President Obama and his team have proposed five goals for tax reform:
- Cut rates
- Cut inefficient and unfair tax breaks
- Cut the deficit by $1.5 trillion over 10 years
- Increase investment and growth in the United States
- Observe the “Buffett rule.”
I want to focus on #3, which translates as “Raise taxes by $1.5 trillion over 10 years.”
I did a little arithmetic and found:
- That’s about a 4 1/2% increase in total federal taxation over current policy.
- It’s about a 0.9 percentage point increase in the share of GDP above current policy.
- In addition to comparing the President’s goal to current policy, we can compare it to what we have done in the past. Since current policy allows taxes to grow relative to the economy over time (mostly because of “bracket creep,”), the President’s goal would bring taxes to about 20% of GDP by the end of the decade (2021).

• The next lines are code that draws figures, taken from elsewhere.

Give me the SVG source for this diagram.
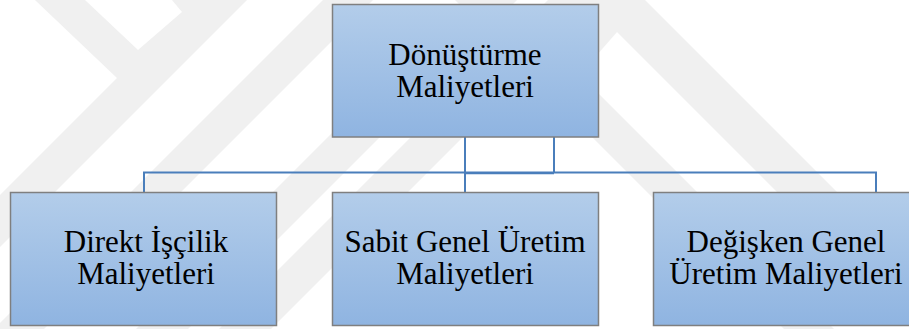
<svg xmlns="http://www.w3.org/2000/svg" width="909" height="329" viewBox="0 0 909 329">
  <defs>
    <linearGradient id="boxFill" x1="0" y1="0" x2="0" y2="1">
      <stop offset="0" stop-color="#b3cdea"/>
      <stop offset="1" stop-color="#8fb4e1"/>
    </linearGradient>
    <style>
      .wm { fill: #f0f0f0; }
      .box { fill: url(#boxFill); stroke: #7f7f7f; stroke-width: 1.5; }
      .link { fill: none; stroke: #4a7ebb; stroke-width: 2; }
      .label { font-family: "Liberation Serif", "Times New Roman", serif; font-size: 31px; fill: #000000; text-anchor: middle; }
    </style>
  </defs>

  <rect x="0" y="0" width="909" height="329" fill="#ffffff"/>

  <!-- background emblem bands -->
  <g id="emblem">
    <polygon class="wm" points="35,0 85,0 138,50 182,12 172,0 247,0 0,247 0,195 117,78"/>
    <polygon class="wm" points="323,0 373,0 0,373 0,323"/>
    <polygon class="wm" points="465,0 517,0 0,517 0,465"/>
    <polygon class="wm" points="548,0 600,0 271,329 219,329"/>
    <polygon class="wm" points="455,0 505,0 834,329 784,329"/>
    <polygon class="wm" points="585,0 645,0 974,329 914,329"/>
    <polygon class="wm" points="596,0 645,0 617,32 596,56"/>
  </g>

  <!-- connectors -->
  <g id="connectors">
    <path class="link" d="M465,137 V192"/>
    <path class="link" d="M554,137 V172.5"/>
    <path class="link" d="M144,192 V172.5 H876 V192"/>
    <path class="link" d="M465,173.3 H554" stroke-width="1.5"/>
  </g>

  <g id="node-donusturme">
    <rect class="box" x="332.5" y="4.5" width="266" height="132.5"/>
    <text class="label" x="465" y="65">Dönüştürme</text>
    <text class="label" x="465" y="97">Maliyetleri</text>
  </g>

  <g id="node-direkt-iscilik">
    <rect class="box" x="10.5" y="192.5" width="266" height="133"/>
    <text class="label" x="146" y="252">Direkt İşçilik</text>
    <text class="label" x="146" y="284">Maliyetleri</text>
  </g>

  <g id="node-sabit-genel">
    <rect class="box" x="332.5" y="192.5" width="266" height="133"/>
    <text class="label" x="465" y="252">Sabit Genel Üretim</text>
    <text class="label" x="465" y="284">Maliyetleri</text>
  </g>

  <g id="node-degisken-genel">
    <rect class="box" x="653.5" y="192.5" width="266" height="133"/>
    <text class="label" x="786" y="252">Değişken Genel</text>
    <text class="label" x="786" y="284">Üretim Maliyetleri</text>
  </g>
</svg>
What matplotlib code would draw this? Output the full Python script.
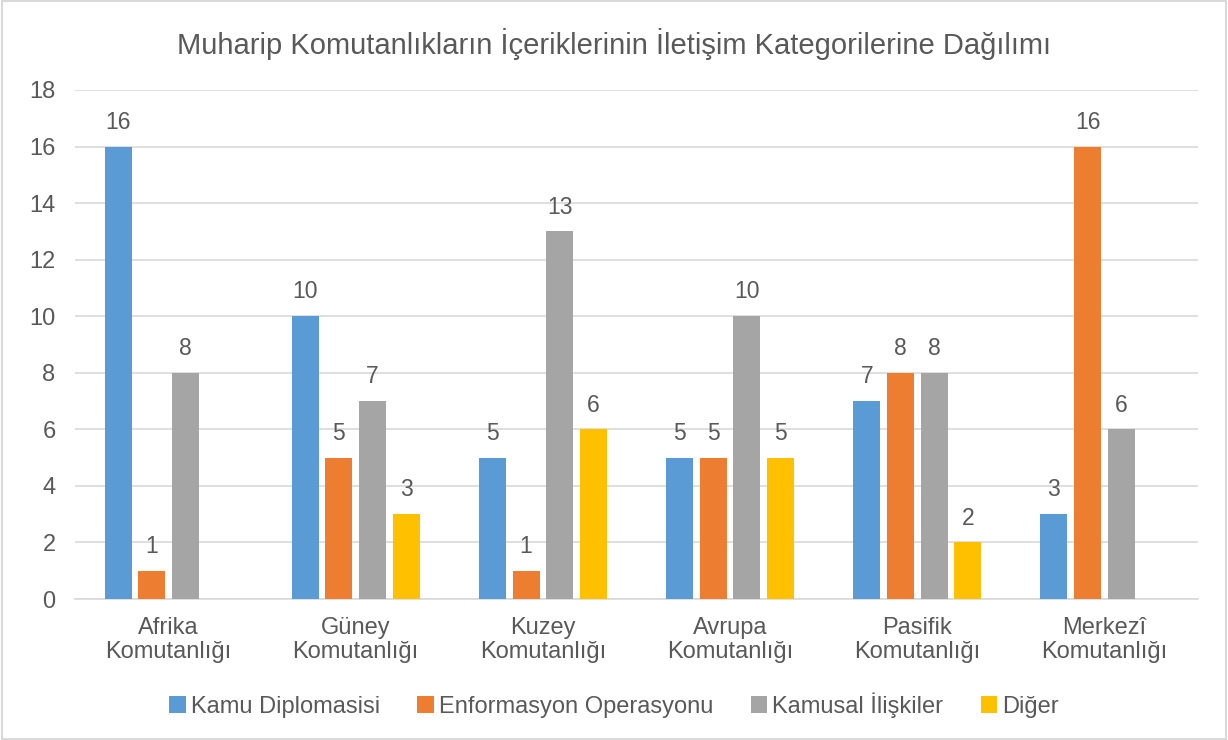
import numpy as np
import matplotlib.pyplot as plt
from matplotlib.patches import Rectangle, Patch

categories = ["Afrika\nKomutanlığı", "Güney\nKomutanlığı", "Kuzey\nKomutanlığı",
              "Avrupa\nKomutanlığı", "Pasifik\nKomutanlığı", "Merkezî\nKomutanlığı"]
series_names = ["Kamu Diplomasisi", "Enformasyon Operasyonu", "Kamusal İlişkiler", "Diğer"]
kamu_diplomasisi = [16, 10, 5, 5, 7, 3]
enformasyon = [1, 5, 1, 5, 8, 16]
kamusal = [8, 7, 13, 10, 8, 6]
diger = [None, 3, 6, 5, 2, None]
colors = ["#5B9BD5", "#ED7D31", "#A5A5A5", "#FFC000"]

TEXT = "#595959"
plt.rcParams['font.family'] = ['Liberation Sans', 'DejaVu Sans']


def main():
    fig = plt.figure(figsize=(12.28, 7.4), dpi=100)
    ax = fig.add_axes([75 / 1228, 1 - 599 / 740, 1123 / 1228, 509 / 740])

    x = np.arange(len(categories))
    width = 0.144
    step = 0.18
    all_series = [kamu_diplomasisi, enformasyon, kamusal, diger]
    for i, (vals, c) in enumerate(zip(all_series, colors)):
        pos = x + (i - 1.5) * step
        for p, v in zip(pos, vals):
            if v is None:
                continue
            ax.bar(p, v, width, color=c, zorder=3)
            ax.text(p, v + 0.45, str(v), ha="center", va="bottom",
                    fontsize=16.5, color=TEXT)

    ax.set_xlim(-0.5, len(categories) - 0.5)
    ax.set_ylim(0, 18)
    ax.set_yticks(range(0, 19, 2))
    ax.yaxis.grid(True, color="#D9D9D9", linewidth=1.2, zorder=0)
    for s in ["top", "right", "left"]:
        ax.spines[s].set_visible(False)
    ax.spines["bottom"].set_color("#D9D9D9")
    ax.spines["bottom"].set_linewidth(1.2)
    ax.tick_params(axis="both", length=0, labelsize=17, colors=TEXT)
    ax.tick_params(axis="y", pad=14)
    ax.tick_params(axis="x", pad=13)
    ax.set_xticks(x)
    ax.set_xticklabels(categories, linespacing=1.1)

    fig.text(0.5, 1 - 44 / 740, "Muharip Komutanlıkların İçeriklerinin İletişim Kategorilerine Dağılımı",
             ha="center", va="center", fontsize=21, color=TEXT)

    handles = [Patch(facecolor=c, label=n) for c, n in zip(colors, series_names)]
    fig.legend(handles=handles, loc="center", bbox_to_anchor=(0.5, 1 - 705 / 740), ncol=4,
               frameon=False, fontsize=17, handlelength=0.7, handleheight=0.7,
               handletextpad=0.2, columnspacing=1.6, labelcolor=TEXT)

    fig.patches.append(Rectangle((0.002, 0.002), 0.996, 0.996, transform=fig.transFigure,
                                 fill=False, edgecolor="#D9D9D9", linewidth=1.5))

    fig.savefig("out.png", dpi=100)


if __name__ == '__main__':
    main()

- Compared to the historic average of 18.1% of GDP, the President’s goal for tax reform would add almost two full percentage points of GDP to federal tax collections. While it’s about a 4.5% increase in total federal taxation over current policy, it’s about a 9% increase in total federal taxes relative to historic averages.
- Don’t forget that even when taxes stay constant as a share of GDP, real (inflation-adjusted) tax collections by the federal government grow. If you hold taxes constant at their historic average share of the economy, the tax bite will grow in absolute terms while staying constant in relative terms.
That third Presidential tax reform goal is a doozy. I think a tax increase that large has a bigger negative economic impact than any good you might be able to do through making the tax code more efficient. The President’s goal of raising taxes undermines his goal of increasing investment and growth.